Speaker
Description
First Name: Meriem
Last Name: Alaoui
Affiliation: IREAP/UMD & NASA/GSFC
All Authors Meriem Alaoui
Abstract: Hard X-ray (HXR) spectra of solar flares are usually interpreted with the standard collisional thick-target model (CTTM), but return-current (RC) losses can substantially modify electron transport and bias the inferred nonthermal energy. Using my RunRC code, which self-consistently couples a beam of flare-accelerated electrons to the co-spatial return current, I examine a multi-burst X-class flare with multiple HXR peaks. Time-dependent imaged and spatially-integrated spectral fits are compared with CTTM and RC thick-target solutions. Additionally, the level of co-spatial turbulence and the source of turbulence are investigated. I will show that the relative importance of RC losses varies strongly between bursts: some intervals are RC-dominated, while others are well described by purely collisional transport but result in strong constraints on the acceleration and transport mechanisms.
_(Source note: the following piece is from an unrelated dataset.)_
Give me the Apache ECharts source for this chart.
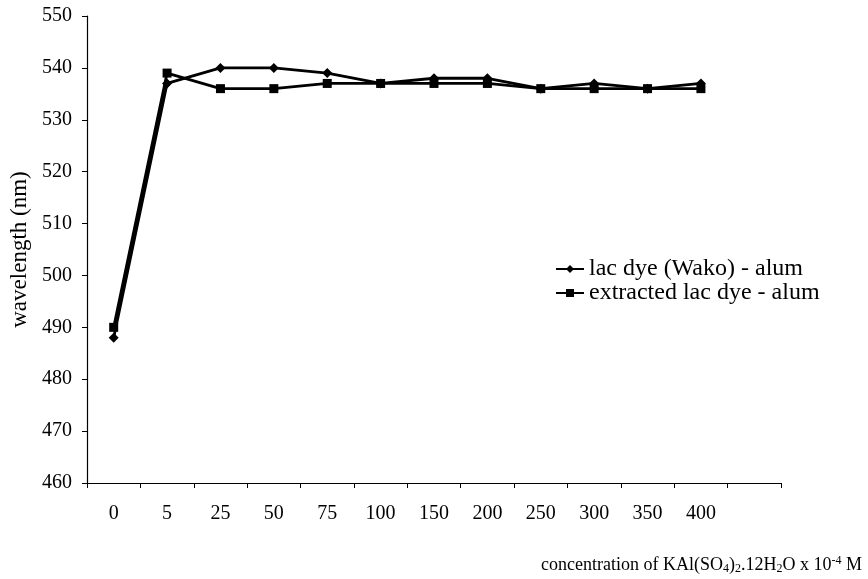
<!DOCTYPE html>
<html>
<head>
<meta charset="utf-8">
<script src="https://cdn.jsdelivr.net/npm/echarts@6/dist/echarts.min.js"></script>
<style>
  html, body { margin: 0; padding: 0; background: #fff; }
  #chart { width: 868px; height: 579px; }
</style>
</head>
<body>
<div id="chart"></div>
<script>
// Alum concentration categories (x 10^-4 M); the trailing blank slot leaves room past 400
const concentrations = ['0', '5', '25', '50', '75', '100', '150', '200', '250', '300', '350', '400', ''];
// Absorption maximum (nm) for each dye
const wakoDye = [488, 537, 540, 540, 539, 537, 538, 538, 536, 537, 536, 537];
const extractedDye = [490, 539, 536, 536, 537, 537, 537, 537, 536, 536, 536, 536];
const yTicks = { min: 460, max: 550, step: 10 };

const serif = '"Liberation Serif", "DejaVu Serif", serif';
const chart = echarts.init(document.getElementById('chart'));

chart.setOption({
  backgroundColor: '#fff',
  animation: false,
  grid: { left: 87, right: 87, top: 16, bottom: 96 },
  legend: {
    orient: 'vertical',
    left: 550,
    top: 252,
    itemWidth: 28,
    itemHeight: 10,
    itemGap: 0,
    textStyle: { fontFamily: serif, fontSize: 24, lineHeight: 23, color: '#000' },
    data: ['lac dye (Wako) - alum', 'extracted lac dye - alum']
  },
  xAxis: {
    type: 'category',
    data: concentrations,
    boundaryGap: true,
    axisLine: { lineStyle: { color: '#000', width: 1.2 } },
    axisTick: { show: true, length: 5, lineStyle: { color: '#000' } },
    axisLabel: { fontFamily: serif, fontSize: 20, color: '#000', margin: 21 },
    splitLine: { show: false }
  },
  yAxis: {
    type: 'value',
    min: yTicks.min,
    max: yTicks.max,
    interval: yTicks.step,
    name: 'wavelength (nm)',
    nameLocation: 'middle',
    nameGap: 52,
    nameTextStyle: { fontFamily: serif, fontSize: 23, color: '#000' },
    axisLine: { show: true, lineStyle: { color: '#000', width: 1.2 } },
    axisTick: { show: true, length: 5, lineStyle: { color: '#000' } },
    axisLabel: { fontFamily: serif, fontSize: 20, color: '#000', margin: 15 },
    splitLine: { show: false }
  },
  series: [
    {
      name: 'lac dye (Wako) - alum',
      type: 'line',
      data: wakoDye,
      symbol: 'diamond',
      symbolSize: 10,
      lineStyle: { color: '#000', width: 2.8 },
      itemStyle: { color: '#000' }
    },
    {
      name: 'extracted lac dye - alum',
      type: 'line',
      data: extractedDye,
      symbol: 'rect',
      symbolSize: 9,
      lineStyle: { color: '#000', width: 2.8 },
      itemStyle: { color: '#000' }
    }
  ],
  graphic: [
    {
      type: 'text',
      right: 6,
      top: 555,
      style: {
        text: 'concentration of KAl(SO{sub|4}){sub|2}.12H{sub|2}O x 10{sup|-4} M',
        fontFamily: serif,
        fontSize: 18,
        fill: '#000',
        rich: {
          sub: { fontFamily: serif, fontSize: 12, verticalAlign: 'bottom', padding: [8, 0, 0, 0], fill: '#000' },
          sup: { fontFamily: serif, fontSize: 12, verticalAlign: 'top', padding: [0, 0, 8, 0], fill: '#000' }
        }
      }
    }
  ]
});
</script>
</body>
</html>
This event provides strong constraints on plausible beam and return-current (background) plasma conditions and identifies a regime where the standard CTTM fails to account for the observed HXR emission. More broadly, this case study illustrates how transport-constrained modeling with RunRC, combined with basic imaging information, can narrow the range of acceptable nonthermal energetics and guide future flare studies and modeling of high-energy flares.